One of the coolest things I’ve learned this year has to do with time. I don’t mean how to make it stand still when I’m drinking a Frappuccino, or run faster during ads and trailers at the movie theater, but something even harder to imagine. When it comes to Einstein, my flailing intellect can only grasp his ideas with scrabbling fingernails, but here’s what I understand.
Time is a property of the universe, just like mass or energy. It’s not the fixed, immutable thing we perceive it as. We commonly employ adages like, “A watched pot never boils,” or “Time flies when you’re having fun,” but we all understand these to be figures of speech: acknowledgments of the subjective feel of time despite its constancy. In fact, the passage of time does vary, and it does so in two main ways. Hold on to your seat: here’s the freakiest, wildest thing I’ve learned lately.
Time moves more slowly the closer you are to a massive object. Yep, read that last sentence again; it’s worth it! Gravity affects how time moves, so the closer you are to Earth, or any other massive object, the slower time moves. GPS satellites actually take this into account and correct for it. If they didn’t, GPS devices would become unreliable pretty quickly. Of course such differences are extremely slight, but astronauts like Chris Hadfield who’ve spent extended time in space, are infinitesimally younger than they would have been had they stayed on Earth.
The other way you can change your interaction with time is to travel really really fast. The closer you get to the speed of light, the slower time passes for you. Any self-respecting science fiction fan knows this of course. If you left Earth in a ship that could travel close to the speed of light, you would come back to Earth after one year to find that many years had passed for the people you left behind. I won’t embarrass myself by trying to explain or give equations to support this, but the ideas are verifiable by people a lot smarter than me.
I used to amuse myself by trying to get an obsessive/compulsive friend wound up about the idea of a base ten clock. “Why,” I would ask keenly, “should we tolerate all this 60 seconds, 12 hours nonsense? Why not divide the day into ten segments, then divide those into ten segments? That way calculations involving time could be done with decimals.” Although maniacal about metric and other expressions of logic in measurement, my friend remained unmoved.
Time is fixed; we can’t mess with it. This conclusion, drawn from observation of a hard-liner, is borne out by 5000 years of history. It was the ancient Egyptians who first divided day and night into 12 hours each. The love of the number 60 came from the Sumerians, who used a base 60 numbering system called sexagecimal, which doesn’t refer to a hot night with a mathematician. The Greeks introduced minutes and seconds, and once mechanical clocks were invented around the 14th century, these divisions of time got standardized. Essentially, our concept of time is so unquestioning that constructs around it have lasted for 5000 years.

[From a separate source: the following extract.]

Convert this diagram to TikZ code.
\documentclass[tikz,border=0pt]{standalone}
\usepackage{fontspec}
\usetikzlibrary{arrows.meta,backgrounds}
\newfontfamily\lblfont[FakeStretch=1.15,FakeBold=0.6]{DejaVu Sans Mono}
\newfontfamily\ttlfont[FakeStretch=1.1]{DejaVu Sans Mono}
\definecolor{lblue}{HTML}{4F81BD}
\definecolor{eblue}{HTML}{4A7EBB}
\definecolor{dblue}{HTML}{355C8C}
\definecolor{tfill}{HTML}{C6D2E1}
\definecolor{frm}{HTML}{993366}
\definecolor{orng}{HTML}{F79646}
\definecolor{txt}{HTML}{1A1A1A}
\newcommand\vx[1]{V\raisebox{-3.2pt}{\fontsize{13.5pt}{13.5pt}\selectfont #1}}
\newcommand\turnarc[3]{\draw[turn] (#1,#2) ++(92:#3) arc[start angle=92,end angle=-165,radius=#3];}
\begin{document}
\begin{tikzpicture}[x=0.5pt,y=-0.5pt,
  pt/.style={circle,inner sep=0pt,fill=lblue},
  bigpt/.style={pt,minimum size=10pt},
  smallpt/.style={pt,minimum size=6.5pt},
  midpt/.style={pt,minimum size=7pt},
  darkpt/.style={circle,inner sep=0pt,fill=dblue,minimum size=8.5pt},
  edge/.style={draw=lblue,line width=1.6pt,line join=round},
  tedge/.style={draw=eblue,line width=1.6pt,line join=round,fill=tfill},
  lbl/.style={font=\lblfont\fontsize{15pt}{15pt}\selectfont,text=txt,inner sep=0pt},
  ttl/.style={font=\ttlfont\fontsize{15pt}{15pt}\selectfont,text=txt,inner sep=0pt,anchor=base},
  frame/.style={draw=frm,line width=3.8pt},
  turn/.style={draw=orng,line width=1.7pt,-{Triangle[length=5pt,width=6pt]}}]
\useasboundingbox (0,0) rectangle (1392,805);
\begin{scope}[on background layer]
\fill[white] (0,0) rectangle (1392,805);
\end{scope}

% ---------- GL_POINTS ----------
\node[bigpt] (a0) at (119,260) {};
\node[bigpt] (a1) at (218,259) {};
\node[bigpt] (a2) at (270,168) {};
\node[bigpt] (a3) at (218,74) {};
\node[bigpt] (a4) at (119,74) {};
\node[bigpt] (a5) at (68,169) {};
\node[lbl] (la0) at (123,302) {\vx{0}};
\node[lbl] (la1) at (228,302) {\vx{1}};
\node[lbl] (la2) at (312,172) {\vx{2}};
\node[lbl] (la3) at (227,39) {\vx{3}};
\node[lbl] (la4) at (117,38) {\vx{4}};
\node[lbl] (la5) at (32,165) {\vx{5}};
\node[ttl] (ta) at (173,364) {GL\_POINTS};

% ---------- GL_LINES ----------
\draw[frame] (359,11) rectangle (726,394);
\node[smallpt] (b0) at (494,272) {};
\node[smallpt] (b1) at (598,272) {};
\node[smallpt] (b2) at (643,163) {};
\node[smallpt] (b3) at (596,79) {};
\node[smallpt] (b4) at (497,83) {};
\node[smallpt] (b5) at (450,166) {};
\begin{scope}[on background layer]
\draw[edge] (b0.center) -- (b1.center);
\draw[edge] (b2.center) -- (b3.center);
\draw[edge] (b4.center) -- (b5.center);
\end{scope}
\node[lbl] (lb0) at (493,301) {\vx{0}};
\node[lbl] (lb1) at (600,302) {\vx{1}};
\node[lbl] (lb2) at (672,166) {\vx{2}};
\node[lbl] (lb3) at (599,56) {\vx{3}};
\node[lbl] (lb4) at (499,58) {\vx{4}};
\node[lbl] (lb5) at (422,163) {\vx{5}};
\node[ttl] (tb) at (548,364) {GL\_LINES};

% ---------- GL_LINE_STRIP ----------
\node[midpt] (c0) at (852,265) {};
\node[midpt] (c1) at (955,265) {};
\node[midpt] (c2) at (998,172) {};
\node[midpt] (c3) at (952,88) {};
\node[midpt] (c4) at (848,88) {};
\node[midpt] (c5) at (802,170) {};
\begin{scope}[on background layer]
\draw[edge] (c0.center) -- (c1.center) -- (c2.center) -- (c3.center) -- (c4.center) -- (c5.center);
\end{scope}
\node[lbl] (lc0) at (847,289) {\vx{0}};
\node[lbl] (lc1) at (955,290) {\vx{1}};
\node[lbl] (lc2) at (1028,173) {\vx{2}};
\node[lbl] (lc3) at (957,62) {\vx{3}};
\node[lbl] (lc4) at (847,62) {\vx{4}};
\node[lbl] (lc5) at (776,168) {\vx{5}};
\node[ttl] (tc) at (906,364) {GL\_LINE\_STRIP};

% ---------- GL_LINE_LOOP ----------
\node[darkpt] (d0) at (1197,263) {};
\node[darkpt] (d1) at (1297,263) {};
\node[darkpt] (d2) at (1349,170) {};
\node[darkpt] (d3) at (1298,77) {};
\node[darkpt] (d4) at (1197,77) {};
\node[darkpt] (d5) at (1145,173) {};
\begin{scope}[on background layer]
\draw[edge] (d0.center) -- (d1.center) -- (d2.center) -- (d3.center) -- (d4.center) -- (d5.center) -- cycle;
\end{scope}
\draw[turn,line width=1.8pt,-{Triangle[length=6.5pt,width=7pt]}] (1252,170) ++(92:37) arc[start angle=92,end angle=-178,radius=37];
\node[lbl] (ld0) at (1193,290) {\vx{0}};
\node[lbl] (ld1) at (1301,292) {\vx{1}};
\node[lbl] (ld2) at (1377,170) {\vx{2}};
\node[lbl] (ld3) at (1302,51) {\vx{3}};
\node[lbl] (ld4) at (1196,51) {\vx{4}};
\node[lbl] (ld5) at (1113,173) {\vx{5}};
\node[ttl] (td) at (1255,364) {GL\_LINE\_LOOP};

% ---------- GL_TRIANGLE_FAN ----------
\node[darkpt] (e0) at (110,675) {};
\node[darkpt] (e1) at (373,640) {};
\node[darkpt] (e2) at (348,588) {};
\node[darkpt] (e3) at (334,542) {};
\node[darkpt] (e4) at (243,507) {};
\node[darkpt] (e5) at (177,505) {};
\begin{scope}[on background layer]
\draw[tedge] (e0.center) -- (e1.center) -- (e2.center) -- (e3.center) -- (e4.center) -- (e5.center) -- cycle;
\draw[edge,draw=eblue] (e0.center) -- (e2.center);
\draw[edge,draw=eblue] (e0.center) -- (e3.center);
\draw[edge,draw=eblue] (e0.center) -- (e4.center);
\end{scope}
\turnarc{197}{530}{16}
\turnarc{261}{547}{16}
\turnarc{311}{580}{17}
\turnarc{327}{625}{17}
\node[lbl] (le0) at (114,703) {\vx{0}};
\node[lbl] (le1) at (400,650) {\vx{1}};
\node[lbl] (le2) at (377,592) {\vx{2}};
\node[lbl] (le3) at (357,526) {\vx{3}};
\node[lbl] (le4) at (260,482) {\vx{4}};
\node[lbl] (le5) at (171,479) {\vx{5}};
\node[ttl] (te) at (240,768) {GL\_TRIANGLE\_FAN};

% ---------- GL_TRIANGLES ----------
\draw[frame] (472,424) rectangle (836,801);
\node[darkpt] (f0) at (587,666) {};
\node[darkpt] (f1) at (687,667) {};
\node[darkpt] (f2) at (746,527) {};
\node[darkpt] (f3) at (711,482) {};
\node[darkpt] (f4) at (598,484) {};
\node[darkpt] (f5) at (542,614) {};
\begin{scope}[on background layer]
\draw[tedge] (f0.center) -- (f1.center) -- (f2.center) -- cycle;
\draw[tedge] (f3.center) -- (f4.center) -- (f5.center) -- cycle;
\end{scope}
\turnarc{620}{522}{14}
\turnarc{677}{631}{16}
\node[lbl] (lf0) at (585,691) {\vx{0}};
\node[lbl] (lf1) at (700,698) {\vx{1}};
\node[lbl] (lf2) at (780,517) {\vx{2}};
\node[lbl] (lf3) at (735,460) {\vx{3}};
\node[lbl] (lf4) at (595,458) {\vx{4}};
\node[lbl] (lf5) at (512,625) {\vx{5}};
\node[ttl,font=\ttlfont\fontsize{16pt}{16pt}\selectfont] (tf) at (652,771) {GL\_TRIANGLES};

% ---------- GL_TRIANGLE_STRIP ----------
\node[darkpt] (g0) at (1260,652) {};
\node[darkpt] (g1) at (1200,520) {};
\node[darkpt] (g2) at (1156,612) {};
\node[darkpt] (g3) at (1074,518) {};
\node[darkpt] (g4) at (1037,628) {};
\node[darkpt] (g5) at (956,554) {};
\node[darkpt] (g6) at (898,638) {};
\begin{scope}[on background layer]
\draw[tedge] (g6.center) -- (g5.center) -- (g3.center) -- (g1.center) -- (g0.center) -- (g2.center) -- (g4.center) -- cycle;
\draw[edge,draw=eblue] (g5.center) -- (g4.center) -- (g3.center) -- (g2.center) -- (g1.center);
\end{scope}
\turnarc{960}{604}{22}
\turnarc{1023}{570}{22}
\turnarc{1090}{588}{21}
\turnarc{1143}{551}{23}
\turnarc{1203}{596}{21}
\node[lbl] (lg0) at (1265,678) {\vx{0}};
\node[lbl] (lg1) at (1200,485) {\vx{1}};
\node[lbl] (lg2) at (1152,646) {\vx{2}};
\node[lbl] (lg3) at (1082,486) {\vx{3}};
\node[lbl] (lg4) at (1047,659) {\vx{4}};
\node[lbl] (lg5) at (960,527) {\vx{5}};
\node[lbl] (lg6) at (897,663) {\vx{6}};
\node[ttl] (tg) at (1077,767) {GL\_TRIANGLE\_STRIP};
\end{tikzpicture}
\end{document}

With our great cleverness in inventing digital watches and cesium clocks, we’re surer than ever that time is objective, immutable. Is it? A friend recently described a dangerous mishap he witnessed on the ski trails, and tried to convey how time slowed down at the instant between when he saw something bad was going to happen, and when it actually happened. This is a commonly reported experience in a crisis, and while I’ve never experienced it, it makes me wonder: what’s happening there? What if we could control that? Further muddying the temporal waters, there are about eight minutes per decade that have an extra second, in order that atomic clocks stay synced with astronomical time. (Fortunately for me this is a blog and not a live talk, so no one can ask me to explain that.)
We go through our days relying on a myriad of unexamined assumptions about how the universe works. This is a good thing: otherwise we’d never get anything done. The nature of time is one such principle. There’s no practical reason for non-physicists to think much about it, but it’s one of those arcane concepts that’s fun to shake up now and then.